A letter re: OSPCA protests.
What a weird society. More than 100 protesters want charges laid against the OSCPA for “causing unnecessary suffering, pain and death to the animals under its care.” I wonder how many of those people eat pork coming from those “torture camps” where a female pig lives a life in a cage so small it can’t even turn around or lie down into a comfortable position.
The misery some animals have to endure before they make it to our dinner plates sounds to me like a higher priority on the scale of animal abuse that needs our attention. I would stack a pig’s level of conscientiousness or emotional sophistication right up there with dogs and cats.
I am still a conflicted carnivore. The romantic notion of a hunter bringing down a noble pig that has lived a good life is long gone. But, I wish we could step back a bit from our business model that raises our food animals in such a despicable, horrible environment that squeezes the most profit and productivity without any compassion.

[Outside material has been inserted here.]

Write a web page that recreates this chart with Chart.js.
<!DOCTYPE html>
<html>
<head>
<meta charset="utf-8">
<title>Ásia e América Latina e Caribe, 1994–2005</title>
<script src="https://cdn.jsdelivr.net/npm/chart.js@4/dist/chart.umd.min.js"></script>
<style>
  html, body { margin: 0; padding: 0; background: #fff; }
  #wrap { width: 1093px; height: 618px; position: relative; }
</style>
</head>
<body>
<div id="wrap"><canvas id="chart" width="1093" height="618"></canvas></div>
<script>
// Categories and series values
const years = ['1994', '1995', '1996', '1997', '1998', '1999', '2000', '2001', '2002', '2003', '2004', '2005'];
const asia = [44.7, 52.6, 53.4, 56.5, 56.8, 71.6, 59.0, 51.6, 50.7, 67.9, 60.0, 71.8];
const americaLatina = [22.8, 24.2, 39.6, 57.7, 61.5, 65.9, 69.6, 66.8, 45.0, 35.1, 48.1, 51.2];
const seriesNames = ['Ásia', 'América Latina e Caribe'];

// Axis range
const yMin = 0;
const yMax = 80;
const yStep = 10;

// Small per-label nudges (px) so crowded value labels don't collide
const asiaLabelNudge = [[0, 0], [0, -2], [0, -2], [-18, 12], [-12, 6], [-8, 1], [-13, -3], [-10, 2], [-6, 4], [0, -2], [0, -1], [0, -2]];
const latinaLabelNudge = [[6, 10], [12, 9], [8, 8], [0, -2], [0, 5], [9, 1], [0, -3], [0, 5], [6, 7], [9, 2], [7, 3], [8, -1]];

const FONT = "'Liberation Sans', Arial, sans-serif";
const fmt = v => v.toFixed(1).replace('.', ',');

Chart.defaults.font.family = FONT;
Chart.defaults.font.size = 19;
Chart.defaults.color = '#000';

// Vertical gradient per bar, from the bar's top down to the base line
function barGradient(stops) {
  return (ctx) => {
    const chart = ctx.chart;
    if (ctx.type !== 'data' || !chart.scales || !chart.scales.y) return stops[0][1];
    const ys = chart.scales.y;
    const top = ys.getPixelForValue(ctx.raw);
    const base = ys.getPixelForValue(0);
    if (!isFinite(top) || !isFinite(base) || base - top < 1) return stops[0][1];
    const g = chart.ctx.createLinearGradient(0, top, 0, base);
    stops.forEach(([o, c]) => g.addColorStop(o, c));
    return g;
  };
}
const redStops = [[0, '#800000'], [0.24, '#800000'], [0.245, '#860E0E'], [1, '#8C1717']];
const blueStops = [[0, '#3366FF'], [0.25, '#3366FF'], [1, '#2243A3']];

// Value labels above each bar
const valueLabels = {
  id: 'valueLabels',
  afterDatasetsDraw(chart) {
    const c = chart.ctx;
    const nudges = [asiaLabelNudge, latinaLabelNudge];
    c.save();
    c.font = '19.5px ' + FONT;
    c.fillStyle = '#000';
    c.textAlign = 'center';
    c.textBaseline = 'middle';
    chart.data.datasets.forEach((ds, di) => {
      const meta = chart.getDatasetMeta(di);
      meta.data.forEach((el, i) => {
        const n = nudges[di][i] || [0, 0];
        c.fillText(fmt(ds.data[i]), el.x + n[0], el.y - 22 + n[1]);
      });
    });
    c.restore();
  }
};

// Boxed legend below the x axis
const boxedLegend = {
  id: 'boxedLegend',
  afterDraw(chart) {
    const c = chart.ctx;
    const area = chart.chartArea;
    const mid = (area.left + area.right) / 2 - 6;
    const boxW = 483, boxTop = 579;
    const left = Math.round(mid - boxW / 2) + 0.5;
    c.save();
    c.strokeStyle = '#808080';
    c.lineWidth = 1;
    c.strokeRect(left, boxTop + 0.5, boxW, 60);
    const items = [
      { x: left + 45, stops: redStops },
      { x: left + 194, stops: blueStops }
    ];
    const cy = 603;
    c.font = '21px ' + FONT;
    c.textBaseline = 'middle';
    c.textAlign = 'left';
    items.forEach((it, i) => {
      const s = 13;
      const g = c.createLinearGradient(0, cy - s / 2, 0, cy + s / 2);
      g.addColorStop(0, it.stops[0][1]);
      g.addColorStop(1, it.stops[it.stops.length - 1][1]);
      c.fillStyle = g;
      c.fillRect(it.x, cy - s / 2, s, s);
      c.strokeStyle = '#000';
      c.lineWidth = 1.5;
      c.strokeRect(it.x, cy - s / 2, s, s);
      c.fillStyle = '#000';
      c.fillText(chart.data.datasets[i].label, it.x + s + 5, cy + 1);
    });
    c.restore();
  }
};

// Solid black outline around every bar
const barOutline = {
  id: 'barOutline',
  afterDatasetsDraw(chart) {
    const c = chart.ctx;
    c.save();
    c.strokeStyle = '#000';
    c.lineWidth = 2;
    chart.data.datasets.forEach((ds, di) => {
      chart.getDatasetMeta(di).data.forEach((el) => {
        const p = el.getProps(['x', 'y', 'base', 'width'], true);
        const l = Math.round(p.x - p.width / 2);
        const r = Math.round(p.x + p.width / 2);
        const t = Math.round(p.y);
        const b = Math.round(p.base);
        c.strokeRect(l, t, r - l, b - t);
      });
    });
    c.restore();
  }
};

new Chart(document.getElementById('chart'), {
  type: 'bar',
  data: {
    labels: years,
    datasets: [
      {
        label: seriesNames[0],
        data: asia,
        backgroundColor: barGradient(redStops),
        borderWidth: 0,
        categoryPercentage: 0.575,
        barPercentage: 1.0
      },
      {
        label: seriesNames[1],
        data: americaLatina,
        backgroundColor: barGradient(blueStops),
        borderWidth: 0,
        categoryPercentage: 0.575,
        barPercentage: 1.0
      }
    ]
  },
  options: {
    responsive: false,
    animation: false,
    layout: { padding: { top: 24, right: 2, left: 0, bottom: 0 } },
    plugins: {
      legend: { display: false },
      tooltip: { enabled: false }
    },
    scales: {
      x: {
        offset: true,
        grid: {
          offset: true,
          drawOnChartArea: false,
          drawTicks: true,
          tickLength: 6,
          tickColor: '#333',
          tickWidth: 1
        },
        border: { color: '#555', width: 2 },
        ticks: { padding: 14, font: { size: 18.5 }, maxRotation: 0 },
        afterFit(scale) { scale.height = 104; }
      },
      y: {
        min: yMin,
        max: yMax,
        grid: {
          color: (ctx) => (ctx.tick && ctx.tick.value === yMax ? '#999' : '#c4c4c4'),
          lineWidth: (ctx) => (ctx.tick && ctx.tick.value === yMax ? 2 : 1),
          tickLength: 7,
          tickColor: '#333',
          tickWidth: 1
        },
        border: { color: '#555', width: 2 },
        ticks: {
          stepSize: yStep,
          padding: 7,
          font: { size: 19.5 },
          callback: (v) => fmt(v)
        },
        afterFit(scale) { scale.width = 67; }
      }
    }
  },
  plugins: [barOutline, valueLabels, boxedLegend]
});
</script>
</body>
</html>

It is amazing to hear about the tears, despair, anger and outrage directed at people trying to humanely manage the lives of certain animals and the deafening silence in response to institutionalized systematic animal abuse.Russell Pangborn, Keswick
I wrote a letter to The Star that was somewhat similar to Russell’s:
The OSPCA’s response to the ringworm outbreak at its Newmarket shelter is indeed upsetting, but it needs to be seen in context. Every day, shelters across Ontario “euthanize” animals that don’t even have ringworm due to lack of space. Three out of every four cats admitted to the Lincoln County Humane Society, for example, never leave. In 2008, the Kingston Humane Society put down 1092 cats and dogs out of 3000 admitted. And in 2007, Toronto Animal Services killed 55% of the 8991 cats and dogs it took in.
Moreover, every year millions of animals are slaughtered in Canada not because they are ill, and not because we’ve run out of room for them, but because we like the taste of their flesh. These animals are as capable of, and as interested in, living meaningful lives as the animals in our shelters and in our homes. I am not suggesting we throw up our hands at these statistics and our contradictory reactions to them. (Nor am I suggesting the above-mentioned shelters are not doing their best with the resources they have access to.) Rather, I’m suggesting that the news from Newmarket is yet another indication of how important it is that all of us reevaluate our relationships with non-human animals.
Probably I shouldn’t have used the word “flesh”.